Set task
Pictures don't belong in the copy; print all the records exactly.

Plotting code records
Start

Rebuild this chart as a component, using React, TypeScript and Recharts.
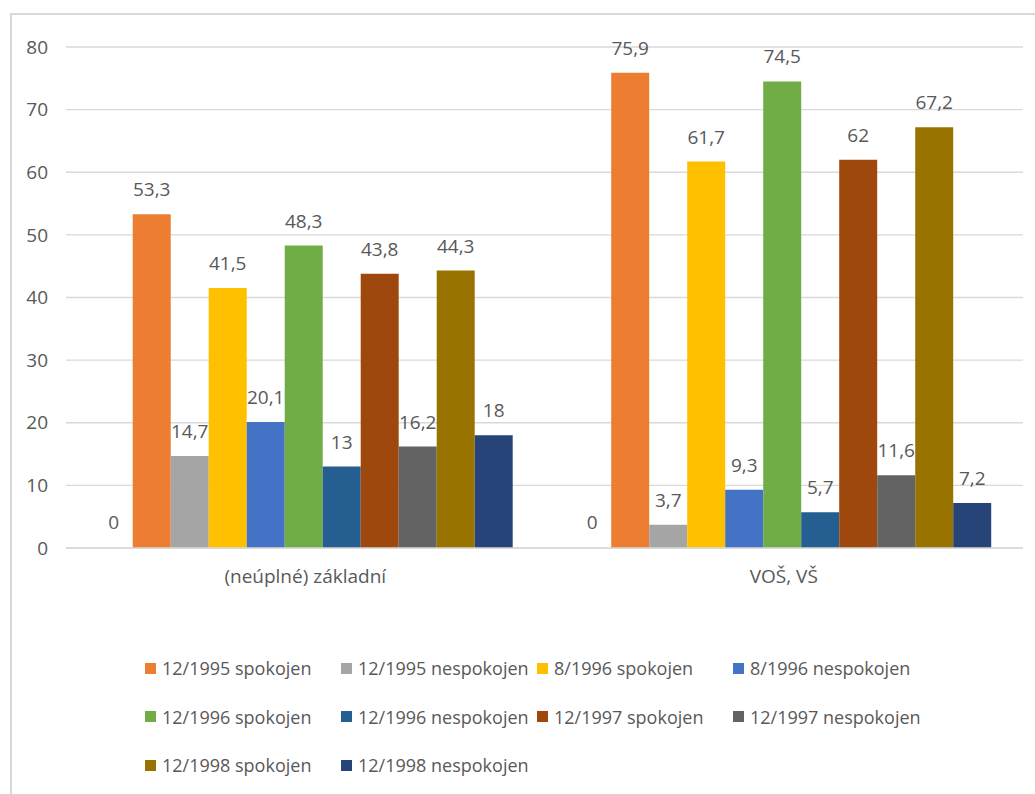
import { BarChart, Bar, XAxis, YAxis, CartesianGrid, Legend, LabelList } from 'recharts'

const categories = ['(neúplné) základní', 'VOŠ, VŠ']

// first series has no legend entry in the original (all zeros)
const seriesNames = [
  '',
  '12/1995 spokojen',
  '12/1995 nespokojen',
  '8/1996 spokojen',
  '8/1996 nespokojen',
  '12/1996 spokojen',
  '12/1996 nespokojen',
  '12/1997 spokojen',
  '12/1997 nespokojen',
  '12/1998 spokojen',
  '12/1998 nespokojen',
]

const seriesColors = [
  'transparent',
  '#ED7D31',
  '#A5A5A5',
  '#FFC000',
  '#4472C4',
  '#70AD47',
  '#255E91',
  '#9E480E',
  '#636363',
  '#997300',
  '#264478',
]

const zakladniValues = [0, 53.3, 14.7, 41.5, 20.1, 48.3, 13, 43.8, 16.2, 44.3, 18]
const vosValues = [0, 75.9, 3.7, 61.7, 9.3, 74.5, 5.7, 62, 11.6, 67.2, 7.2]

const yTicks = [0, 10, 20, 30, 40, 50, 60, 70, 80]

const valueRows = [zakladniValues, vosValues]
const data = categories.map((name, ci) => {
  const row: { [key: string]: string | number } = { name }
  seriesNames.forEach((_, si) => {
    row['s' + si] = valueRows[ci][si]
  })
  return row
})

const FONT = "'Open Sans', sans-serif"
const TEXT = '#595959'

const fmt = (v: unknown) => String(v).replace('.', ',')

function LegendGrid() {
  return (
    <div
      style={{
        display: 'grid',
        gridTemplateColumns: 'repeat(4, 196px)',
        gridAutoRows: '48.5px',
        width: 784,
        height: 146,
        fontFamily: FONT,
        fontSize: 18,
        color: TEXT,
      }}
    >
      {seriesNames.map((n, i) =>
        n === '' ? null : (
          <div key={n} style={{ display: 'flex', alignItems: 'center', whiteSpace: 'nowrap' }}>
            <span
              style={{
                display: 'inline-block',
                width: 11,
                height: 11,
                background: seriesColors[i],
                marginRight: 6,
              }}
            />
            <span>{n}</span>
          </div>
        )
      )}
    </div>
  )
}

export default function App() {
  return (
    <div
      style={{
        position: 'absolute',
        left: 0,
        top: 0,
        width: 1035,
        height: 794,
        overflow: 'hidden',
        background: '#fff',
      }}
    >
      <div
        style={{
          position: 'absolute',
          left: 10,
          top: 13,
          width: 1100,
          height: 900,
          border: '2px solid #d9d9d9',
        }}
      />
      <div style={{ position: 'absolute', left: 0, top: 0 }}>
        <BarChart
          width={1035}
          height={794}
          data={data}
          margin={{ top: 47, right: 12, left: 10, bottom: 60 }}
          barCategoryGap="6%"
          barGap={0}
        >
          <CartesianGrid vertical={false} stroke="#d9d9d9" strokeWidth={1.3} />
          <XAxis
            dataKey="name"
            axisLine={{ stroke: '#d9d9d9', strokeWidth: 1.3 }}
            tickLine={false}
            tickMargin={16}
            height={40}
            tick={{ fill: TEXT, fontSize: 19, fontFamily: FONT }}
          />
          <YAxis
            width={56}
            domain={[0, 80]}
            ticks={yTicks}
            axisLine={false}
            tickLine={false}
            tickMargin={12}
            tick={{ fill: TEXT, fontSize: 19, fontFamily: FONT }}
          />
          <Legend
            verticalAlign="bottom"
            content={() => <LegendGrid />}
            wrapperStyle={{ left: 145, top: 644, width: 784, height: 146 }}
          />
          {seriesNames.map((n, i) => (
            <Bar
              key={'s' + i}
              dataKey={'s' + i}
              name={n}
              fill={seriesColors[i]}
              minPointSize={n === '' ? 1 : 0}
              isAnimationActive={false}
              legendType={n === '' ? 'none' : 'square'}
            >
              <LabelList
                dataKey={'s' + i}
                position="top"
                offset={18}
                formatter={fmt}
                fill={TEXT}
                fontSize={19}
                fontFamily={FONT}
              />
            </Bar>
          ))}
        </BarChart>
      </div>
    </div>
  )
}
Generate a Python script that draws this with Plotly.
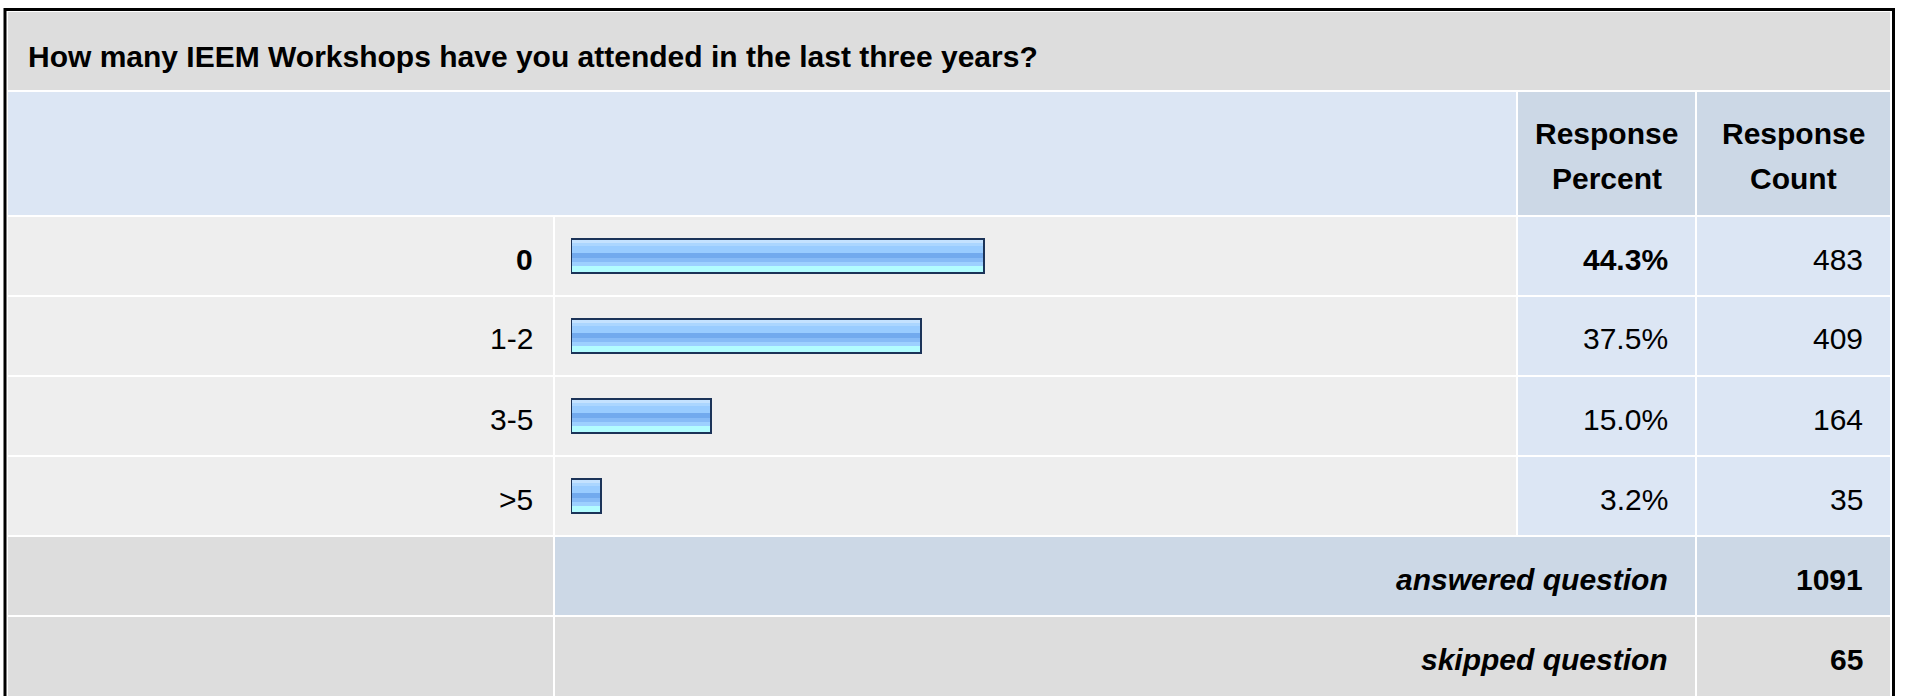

End

Solution
Rebuild this chart as a component, using React, TypeScript and Recharts.
import { BarChart, Bar, XAxis, YAxis, CartesianGrid, Legend, LabelList } from 'recharts'

const categories = ['(neúplné) základní', 'VOŠ, VŠ']

// first series has no legend entry in the original (all zeros)
const seriesNames = [
  '',
  '12/1995 spokojen',
  '12/1995 nespokojen',
  '8/1996 spokojen',
  '8/1996 nespokojen',
  '12/1996 spokojen',
  '12/1996 nespokojen',
  '12/1997 spokojen',
  '12/1997 nespokojen',
  '12/1998 spokojen',
  '12/1998 nespokojen',
]

const seriesColors = [
  'transparent',
  '#ED7D31',
  '#A5A5A5',
  '#FFC000',
  '#4472C4',
  '#70AD47',
  '#255E91',
  '#9E480E',
  '#636363',
  '#997300',
  '#264478',
]

const zakladniValues = [0, 53.3, 14.7, 41.5, 20.1, 48.3, 13, 43.8, 16.2, 44.3, 18]
const vosValues = [0, 75.9, 3.7, 61.7, 9.3, 74.5, 5.7, 62, 11.6, 67.2, 7.2]

const yTicks = [0, 10, 20, 30, 40, 50, 60, 70, 80]

const valueRows = [zakladniValues, vosValues]
const data = categories.map((name, ci) => {
  const row: { [key: string]: string | number } = { name }
  seriesNames.forEach((_, si) => {
    row['s' + si] = valueRows[ci][si]
  })
  return row
})

const FONT = "'Open Sans', sans-serif"
const TEXT = '#595959'

const fmt = (v: unknown) => String(v).replace('.', ',')

function LegendGrid() {
  return (
    <div
      style={{
        display: 'grid',
        gridTemplateColumns: 'repeat(4, 196px)',
        gridAutoRows: '48.5px',
        width: 784,
        height: 146,
        fontFamily: FONT,
        fontSize: 18,
        color: TEXT,
      }}
    >
      {seriesNames.map((n, i) =>
        n === '' ? null : (
          <div key={n} style={{ display: 'flex', alignItems: 'center', whiteSpace: 'nowrap' }}>
            <span
              style={{
                display: 'inline-block',
                width: 11,
                height: 11,
                background: seriesColors[i],
                marginRight: 6,
              }}
            />
            <span>{n}</span>
          </div>
        )
      )}
    </div>
  )
}

export default function App() {
  return (
    <div
      style={{
        position: 'absolute',
        left: 0,
        top: 0,
        width: 1035,
        height: 794,
        overflow: 'hidden',
        background: '#fff',
      }}
    >
      <div
        style={{
          position: 'absolute',
          left: 10,
          top: 13,
          width: 1100,
          height: 900,
          border: '2px solid #d9d9d9',
        }}
      />
      <div style={{ position: 'absolute', left: 0, top: 0 }}>
        <BarChart
          width={1035}
          height={794}
          data={data}
          margin={{ top: 47, right: 12, left: 10, bottom: 60 }}
          barCategoryGap="6%"
          barGap={0}
        >
          <CartesianGrid vertical={false} stroke="#d9d9d9" strokeWidth={1.3} />
          <XAxis
            dataKey="name"
            axisLine={{ stroke: '#d9d9d9', strokeWidth: 1.3 }}
            tickLine={false}
            tickMargin={16}
            height={40}
            tick={{ fill: TEXT, fontSize: 19, fontFamily: FONT }}
          />
          <YAxis
            width={56}
            domain={[0, 80]}
            ticks={yTicks}
            axisLine={false}
            tickLine={false}
            tickMargin={12}
            tick={{ fill: TEXT, fontSize: 19, fontFamily: FONT }}
          />
          <Legend
            verticalAlign="bottom"
            content={() => <LegendGrid />}
            wrapperStyle={{ left: 145, top: 644, width: 784, height: 146 }}
          />
          {seriesNames.map((n, i) => (
            <Bar
              key={'s' + i}
              dataKey={'s' + i}
              name={n}
              fill={seriesColors[i]}
              minPointSize={n === '' ? 1 : 0}
              isAnimationActive={false}
              legendType={n === '' ? 'none' : 'square'}
            >
              <LabelList
                dataKey={'s' + i}
                position="top"
                offset={18}
                formatter={fmt}
                fill={TEXT}
                fontSize={19}
                fontFamily={FONT}
              />
            </Bar>
          ))}
        </BarChart>
      </div>
    </div>
  )
}
Generate a Python script that draws this with Plotly.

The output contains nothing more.